In conversation with Allen Lo


Allen Lo is responsible for leading the wealth management business. He is also a member of the board of directors of UBS International Hong Kong Limited. Here, he shares with UBS Perspectives his opinions on wealth management trends, investment opportunities and the global economic outlook for 2012.


Allen Lo was appointed Hong Kong Country Head and Chief Executive of UBS AG in 2009. He has been with UBS since 1997 and has 35 years experience in the financial industry, including positions at Citibank and Coopers & Lybrand.

He has a Bachelor of Commerce from Concordia University, Canada; a Graduate Diploma from McGill University, Canada; and is a graduate of the Global Leadership Program from Harvard University, the US.

How do you see the wealth management industry in Asia developing for the remainder of 2012?
We think the macroeconomic environment will continue to be challenging, dominated by a recession in the eurozone and slow economic growth in the US. However, we believe Asia will continue to be the growth engine for the private banking industry. The movement of wealth from the West to the East is not just about individuals moving their investments to Asia, but also that the wealthy population is growing faster in Asia than anywhere else in the world.

As new wealth continues to be created in Asian emerging markets, increasingly more high net worth individuals in Asia appreciate professional advice in protecting or growing their assets, and there is increasing awareness of the importance of diversification and asset allocation.

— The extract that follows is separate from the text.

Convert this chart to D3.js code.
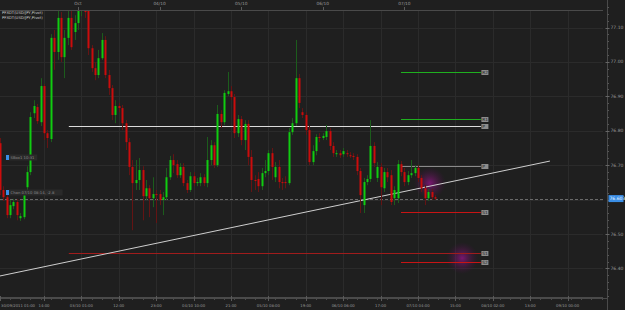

Asian wealthy families are also seeking advice on non-financial services. We anticipate greater demand for wealth planning, succession planning and philanthropy services in the future.

One thing we should keep in mind, especially in a challenging market, is to remain close business partners with our clients and help them navigate through periods of uncertainty.

Do you see any interesting trends in the Asia-Pacific wealth management industry?
Asia’s attractive investment environment has attracted more foreign banks to open wealth management units in the region. Margins are being squeezed from increased competition as more firms come to Asia. These newcomers face steeper uphill battles — as regulatory requirements for investor protection are increasingly prescriptive, it takes significant investment and resources to adapt swiftly to the evolving industry guidelines and stay competitive.

Furthermore, private banking is a very personal business — it requires interpersonal understanding and, above all, trust. Not only is Mandarin one of the required languages when servicing a client from Beijing, fluency in a client’s industry lingo and the expertise to provide comprehensive financial solutions to a client’s business and personal investment needs are equally crucial. However, talents with such a quality profile are very few and far between, and newcomers therefore face the challenge of building a competitive team.

The long-term opportunity in Asia is extremely attractive, but poses short-term obstacles. If Asia’s economy continues to slow in the next three to five years, only firms with a strong platform and scalability can withstand the challenge.

What is your view of competition from local banks in Asia?
Technology has enabled clients to be more informed and has made them more global. Clients are constantly being exposed to and affected by daily global events. A strong private bank must have a global perspective and an international network to truly provide top-quality advice.

As the complexity of clients’ investment needs increases and as they become more global, a good private bank must be able to provide extensive expertise, covering clients’ local and global needs. We have been servicing our clients in Hong Kong for almost 50 years now. We have helped our clients navigate through the various financial cycles with solid wealth management advice built on our experience and worldwide coverage. At UBS, we work as business partners with our clients, from the early stages of wealth creation to wealth preservation and succession.

What would you say is one of the challenges for the wealth management industry today?
With the rapid growth of the wealth management industry in Asia, there is an increasing demand for well-qualified professionals.

As an industry leader, UBS continues to attract and retain high-caliber talents, still we have to build a pipeline. A client advisor needs to notch up years of experience and go through several market cycles to acquire the depth and breadth needed. In response, we launched the Wealth Management Associate Program, which aims to groom mid-career hires into client advisors.

Are private banking clients in Asia seeking more diverse investment opportunities?
Today’s clients take an active interest in their investments and expect a greater level of service and value. We work alongside each client on asset-allocation decisions to optimize their risk-reward balance. Our primary objective is to help our clients achieve their investment performance.

What is UBS currently doing to strengthen its leading position in the Asia-Pacific?
We see unprecedented opportunities arising from Asia’s growing wealth. However, this is accompanied by challenges from increased competition, margin erosion and tighter regulation. We must strengthen ourselves by adapting quickly to market changes. In this way, we can help clients respond to changing market situations in real time and present them with a cohesive financial solution. That is when we truly add value.

Our established platform and capital strength have allowed us to adapt swiftly to the evolving private banking regulations. We fully believe our continued best-practice approach will set us apart from our competitors in the long run and we will continue to lead the private banking industry through solid, timely investment advice and seamless execution.

This vision has enabled us to build a strong, long-lasting relationship with our clients. The continuity of our dedicated team exemplifies this and I am proud that the average tenure of our senior management in Hong Kong is 12-plus years. This speaks volumes for our commitment to delivering a consistent and solid performance in building our strong franchise and establishing trusting relationships with clients.